> [Available records]
****************************************
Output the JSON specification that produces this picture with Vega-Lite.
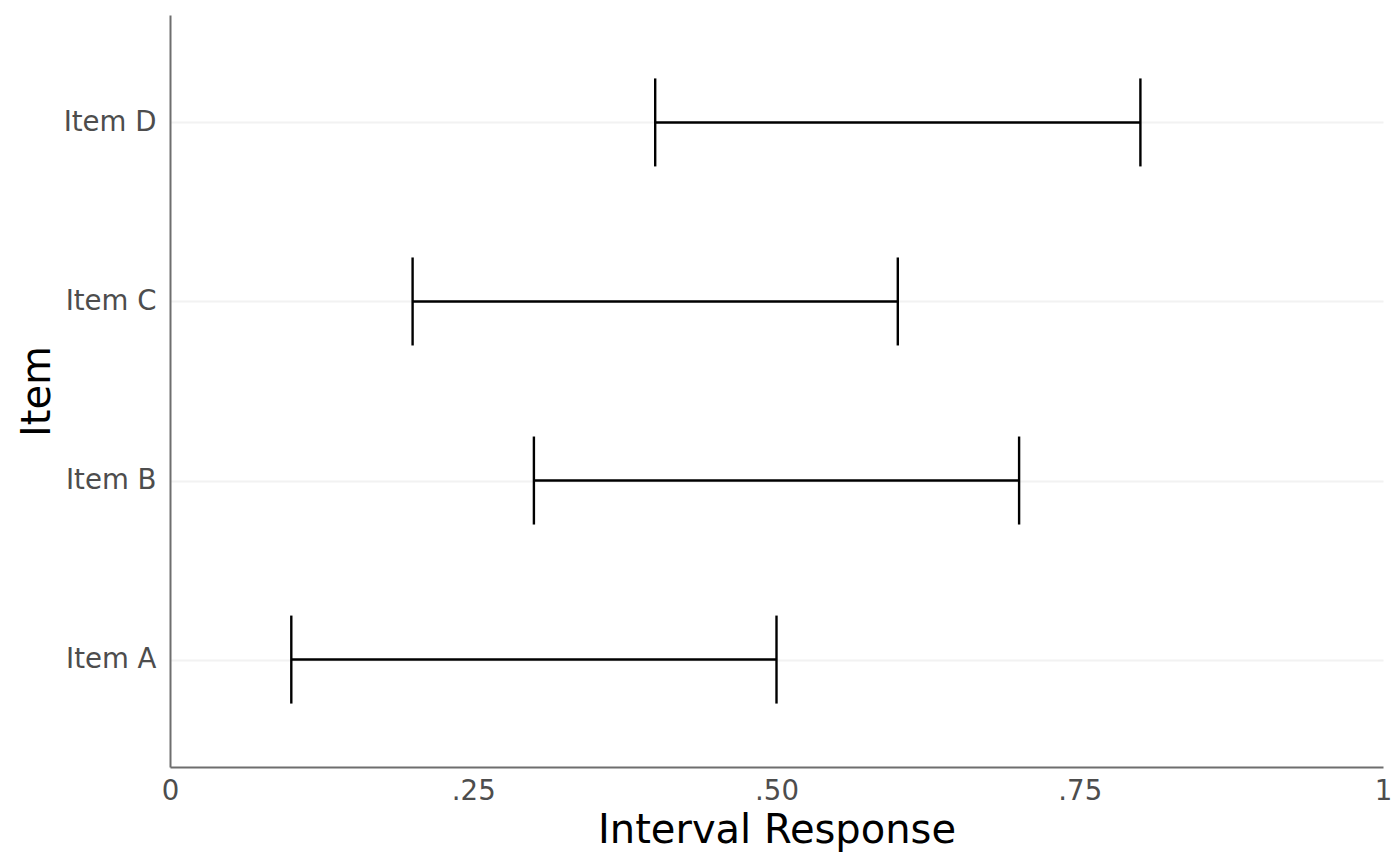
****************************************
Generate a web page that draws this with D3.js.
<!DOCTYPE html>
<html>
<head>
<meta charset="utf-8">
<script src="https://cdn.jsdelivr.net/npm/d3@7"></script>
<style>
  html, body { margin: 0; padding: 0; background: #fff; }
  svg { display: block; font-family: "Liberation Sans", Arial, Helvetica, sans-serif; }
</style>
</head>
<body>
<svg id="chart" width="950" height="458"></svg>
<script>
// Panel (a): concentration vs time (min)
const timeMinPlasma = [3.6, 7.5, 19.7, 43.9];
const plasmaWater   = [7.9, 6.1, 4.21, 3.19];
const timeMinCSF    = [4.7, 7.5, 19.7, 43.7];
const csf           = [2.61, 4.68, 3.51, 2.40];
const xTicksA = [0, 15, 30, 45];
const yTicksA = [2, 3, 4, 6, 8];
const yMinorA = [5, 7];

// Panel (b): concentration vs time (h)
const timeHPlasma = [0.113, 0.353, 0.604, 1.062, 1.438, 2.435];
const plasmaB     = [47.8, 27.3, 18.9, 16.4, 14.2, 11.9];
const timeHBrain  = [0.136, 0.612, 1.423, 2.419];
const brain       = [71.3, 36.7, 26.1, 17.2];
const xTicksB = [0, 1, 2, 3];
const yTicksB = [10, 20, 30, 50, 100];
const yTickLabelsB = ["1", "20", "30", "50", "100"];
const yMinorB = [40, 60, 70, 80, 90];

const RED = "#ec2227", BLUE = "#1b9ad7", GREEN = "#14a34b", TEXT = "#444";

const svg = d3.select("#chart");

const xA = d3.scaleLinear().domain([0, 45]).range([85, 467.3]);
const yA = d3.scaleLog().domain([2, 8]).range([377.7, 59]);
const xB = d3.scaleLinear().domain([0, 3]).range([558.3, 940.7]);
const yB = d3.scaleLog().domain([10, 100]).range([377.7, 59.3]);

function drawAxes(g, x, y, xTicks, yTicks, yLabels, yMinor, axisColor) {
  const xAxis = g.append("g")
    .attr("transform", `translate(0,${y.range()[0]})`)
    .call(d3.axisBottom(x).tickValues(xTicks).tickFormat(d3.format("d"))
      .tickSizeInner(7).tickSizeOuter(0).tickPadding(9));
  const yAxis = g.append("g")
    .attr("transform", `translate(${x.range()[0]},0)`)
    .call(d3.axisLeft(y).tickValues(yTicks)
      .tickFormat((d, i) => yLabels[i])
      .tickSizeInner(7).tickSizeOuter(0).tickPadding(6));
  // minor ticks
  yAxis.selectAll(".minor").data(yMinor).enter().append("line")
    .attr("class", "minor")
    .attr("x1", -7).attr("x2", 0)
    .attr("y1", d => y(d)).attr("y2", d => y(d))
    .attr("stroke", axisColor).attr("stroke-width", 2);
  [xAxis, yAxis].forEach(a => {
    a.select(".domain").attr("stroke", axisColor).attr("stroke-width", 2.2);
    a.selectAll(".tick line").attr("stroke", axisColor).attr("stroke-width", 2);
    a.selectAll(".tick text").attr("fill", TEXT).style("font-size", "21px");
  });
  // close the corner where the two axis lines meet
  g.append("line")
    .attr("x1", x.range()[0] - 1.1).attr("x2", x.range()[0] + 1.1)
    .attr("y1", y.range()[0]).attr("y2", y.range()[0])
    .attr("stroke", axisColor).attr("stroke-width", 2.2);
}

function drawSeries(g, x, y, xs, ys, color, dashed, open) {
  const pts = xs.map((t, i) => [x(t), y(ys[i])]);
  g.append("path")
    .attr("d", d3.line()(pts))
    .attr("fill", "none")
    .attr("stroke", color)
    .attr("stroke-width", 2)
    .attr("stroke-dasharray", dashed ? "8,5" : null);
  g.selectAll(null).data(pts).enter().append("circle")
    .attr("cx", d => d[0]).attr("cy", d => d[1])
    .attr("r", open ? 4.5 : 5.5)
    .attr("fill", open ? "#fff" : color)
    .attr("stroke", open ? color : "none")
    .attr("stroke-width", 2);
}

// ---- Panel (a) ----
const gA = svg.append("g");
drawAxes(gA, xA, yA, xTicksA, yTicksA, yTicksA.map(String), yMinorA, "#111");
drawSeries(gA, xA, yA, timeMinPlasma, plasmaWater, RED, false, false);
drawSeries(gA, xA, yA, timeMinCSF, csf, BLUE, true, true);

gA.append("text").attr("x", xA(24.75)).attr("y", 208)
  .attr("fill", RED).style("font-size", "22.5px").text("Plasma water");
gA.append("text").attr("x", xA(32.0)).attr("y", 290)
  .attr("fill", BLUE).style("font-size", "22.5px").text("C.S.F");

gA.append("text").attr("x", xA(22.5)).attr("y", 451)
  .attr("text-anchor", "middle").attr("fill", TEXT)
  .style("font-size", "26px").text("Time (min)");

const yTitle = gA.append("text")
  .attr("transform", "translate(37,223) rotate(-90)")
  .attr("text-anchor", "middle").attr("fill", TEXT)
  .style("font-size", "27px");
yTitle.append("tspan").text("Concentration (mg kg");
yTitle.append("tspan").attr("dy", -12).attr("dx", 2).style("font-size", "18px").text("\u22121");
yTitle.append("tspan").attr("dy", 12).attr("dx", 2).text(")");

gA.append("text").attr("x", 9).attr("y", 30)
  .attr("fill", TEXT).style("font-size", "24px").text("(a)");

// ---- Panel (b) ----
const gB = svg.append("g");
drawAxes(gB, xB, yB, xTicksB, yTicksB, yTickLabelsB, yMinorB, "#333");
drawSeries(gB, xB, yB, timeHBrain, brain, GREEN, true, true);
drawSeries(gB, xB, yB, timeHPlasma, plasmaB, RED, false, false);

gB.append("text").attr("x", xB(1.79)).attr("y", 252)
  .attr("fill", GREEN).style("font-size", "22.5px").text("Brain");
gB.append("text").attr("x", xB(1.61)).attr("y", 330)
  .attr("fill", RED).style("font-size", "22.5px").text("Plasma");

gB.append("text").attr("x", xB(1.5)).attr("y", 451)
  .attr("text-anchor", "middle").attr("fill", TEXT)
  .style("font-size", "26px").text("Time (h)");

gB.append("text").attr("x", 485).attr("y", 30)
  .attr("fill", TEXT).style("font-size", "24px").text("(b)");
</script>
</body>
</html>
****************************************
> [Task]
Exactly the lines from the line containing "Generate a web" to the line containing "const yB = d3.scaleLog().domain([10, 100]).range([377.7, 59.3]);", both included, are to be set down; no other line belongs in the answer.

> [Final result]
Generate a web page that draws this with D3.js.
<!DOCTYPE html>
<html>
<head>
<meta charset="utf-8">
<script src="https://cdn.jsdelivr.net/npm/d3@7"></script>
<style>
  html, body { margin: 0; padding: 0; background: #fff; }
  svg { display: block; font-family: "Liberation Sans", Arial, Helvetica, sans-serif; }
</style>
</head>
<body>
<svg id="chart" width="950" height="458"></svg>
<script>
// Panel (a): concentration vs time (min)
const timeMinPlasma = [3.6, 7.5, 19.7, 43.9];
const plasmaWater   = [7.9, 6.1, 4.21, 3.19];
const timeMinCSF    = [4.7, 7.5, 19.7, 43.7];
const csf           = [2.61, 4.68, 3.51, 2.40];
const xTicksA = [0, 15, 30, 45];
const yTicksA = [2, 3, 4, 6, 8];
const yMinorA = [5, 7];

// Panel (b): concentration vs time (h)
const timeHPlasma = [0.113, 0.353, 0.604, 1.062, 1.438, 2.435];
const plasmaB     = [47.8, 27.3, 18.9, 16.4, 14.2, 11.9];
const timeHBrain  = [0.136, 0.612, 1.423, 2.419];
const brain       = [71.3, 36.7, 26.1, 17.2];
const xTicksB = [0, 1, 2, 3];
const yTicksB = [10, 20, 30, 50, 100];
const yTickLabelsB = ["1", "20", "30", "50", "100"];
const yMinorB = [40, 60, 70, 80, 90];

const RED = "#ec2227", BLUE = "#1b9ad7", GREEN = "#14a34b", TEXT = "#444";

const svg = d3.select("#chart");

const xA = d3.scaleLinear().domain([0, 45]).range([85, 467.3]);
const yA = d3.scaleLog().domain([2, 8]).range([377.7, 59]);
const xB = d3.scaleLinear().domain([0, 3]).range([558.3, 940.7]);
const yB = d3.scaleLog().domain([10, 100]).range([377.7, 59.3]);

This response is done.